Digitalization key to growth, Capex recovery elusive
Siemens Ltd (SIEM) reported good set of numbers with PAT was up 21% YoY at Rs2.5 bn (PLe Rs2.8 bn). In-line with its vision 2020, the company has changed its segmental reporting structure. In the new structure, the revenue growth (+4% YoY) came mainly from Mobility (+17% YoY) and Portfolio of Companies (+30% YoY), respectively. Order inflow during the quarter was up 6.4% YoY at Rs30 bn, taking order backlog to ~Rs130 bn. Overall investment climate looks weak, however management is positive on Digital Industries and Mobility segments. Sectors which are expected to drive growth are Food & Beverage, Chemicals, Water, Smart Infrastructures (Data centers, Hospitals, Commercial offices and Airports), Captive Power and Railways. We expect SIEM to benefit from its strong focus on Digitalization/Automation opportunity due to very low penetration and industry’s drive to improve efficiency. We expect SIEM to deliver earning CAGR of 15% over the next two years (FY18- 20E). The stock has witnessed sharp correction in the recent past and currently trading at attractive valuations of 37x/33x FY19/FY20E. Hence, we upgrade the stock to BUY from Accumulate with TP of Rs1263.
Steady performance: Revenues were up 4% YoY to Rs32.2bn (PLe: Rs36.9bn) in the quarter. As per new segment reporting structure, the revenue growth came mainly from Mobility (+17% YoY) and Portfolio of Companies (+30% YoY), respectively. Gas & Power segment (35% of sales) revenue declined 1.1% YoY due to weak ordering activity by Power Grid. EBITDA was up 17% YoY to Rs3.6 bn. Margins improved by 120bps YoY to 11.2%. The staff expenses included Rs157 mn (exceptional item) due to on-going restructuring at Process Drives which is now part of Digital Industries and Portfolio of Companies. Forex loss during the quarter was lower at Rs40 mn compared to Rs640 mn in 3QFY18. PAT was up 21% YoY to Rs2.5 bn led by higher other income (+21% YoY).

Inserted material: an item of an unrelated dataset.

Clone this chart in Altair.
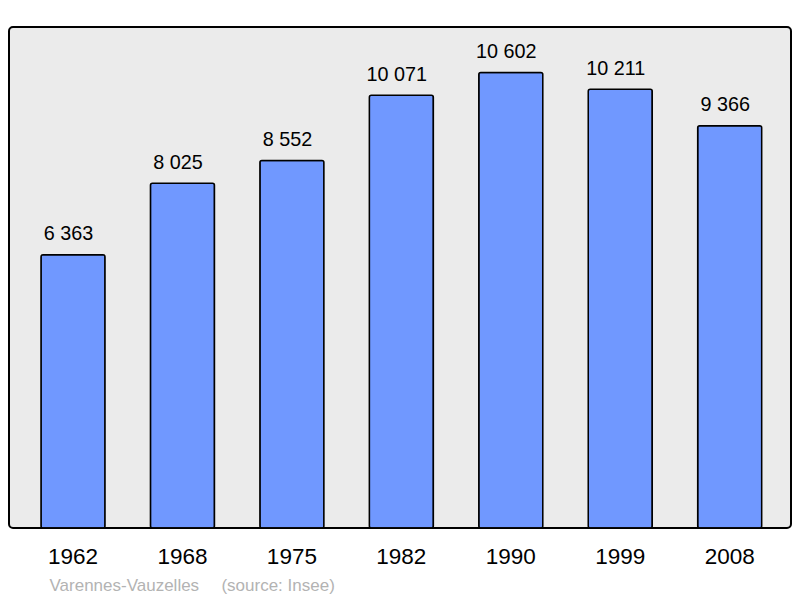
import altair as alt
import pandas as pd

years = ["1962", "1968", "1975", "1982", "1990", "1999", "2008"]
population = [6363, 8025, 8552, 10071, 10602, 10211, 9366]
labels = [f"{v:,}".replace(",", " ") for v in population]
caption = "Varennes-Vauzelles\u00a0\u00a0\u00a0\u00a0\u2009(source: Insee)"

df = pd.DataFrame({"year": years, "pop": population, "label": labels})

x = alt.X(
    "year:N",
    sort=years,
    scale=alt.Scale(paddingInner=0.415, paddingOuter=0.28, align=0.522, round=False),
    axis=alt.Axis(
        title=caption,
        titleFont="Liberation Sans",
        titleFontSize=17,
        titleFontWeight="normal",
        titleColor="#b3b3b3",
        titleAlign="left",
        titleBaseline="alphabetic",
        titleAnchor="start",
        titleX=40,
        titleY=62,
        labelFont="Liberation Sans",
        labelFontSize=22.5,
        labelColor="#000000",
        labelBaseline="alphabetic",
        labelPadding=35.5,
        labelAngle=0,
        domain=False,
        ticks=False,
        tickSize=0,
        grid=False,
    ),
)
y = alt.Y("pop:Q", scale=alt.Scale(domain=[0, 11662], nice=False, zero=True), axis=None)

bars = alt.Chart(df).mark_bar(
    color="#7098ff", stroke="#000000", strokeWidth=1.5, cornerRadius=2
).encode(x=x, y=y)

text = alt.Chart(df).mark_text(
    font="Liberation Sans", fontSize=19.8, color="#000000",
    baseline="alphabetic", align="center", dy=-14.5, dx=-4.5
).encode(x=alt.X("year:N", sort=years), y=y, text="label:N")

chart = (
    alt.layer(bars, text)
    .properties(
        width=782,
        height=501,
        autosize=alt.AutoSizeParams(type="none"),
        padding={"left": 1, "top": 19, "right": 1, "bottom": 67},
        background="#ffffff",
    )
    .configure_view(fill="#ebebeb", stroke="#000000", strokeWidth=2, cornerRadius=4)
)

chart.save("out.html", embed_options={"renderer": "svg", "actions": False})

Management commentary highlights slowdown across verticals: Order book at the end of 3QFY19 stood at ~Rs130bn (up ~11% YoY). Inflow for the quarter was up 6.4% YoY to Rs30bn. SIEM highlighted slowdown in capex related ordering by its customers, both public and private, and across the market verticals. As per management, liquidity is becoming a concern in the industry, with payments being delayed and inventory offtake slowing down. The management continues to focus on driving its short term and digitalization businesses with a clear focus on profitable growth and working capital management.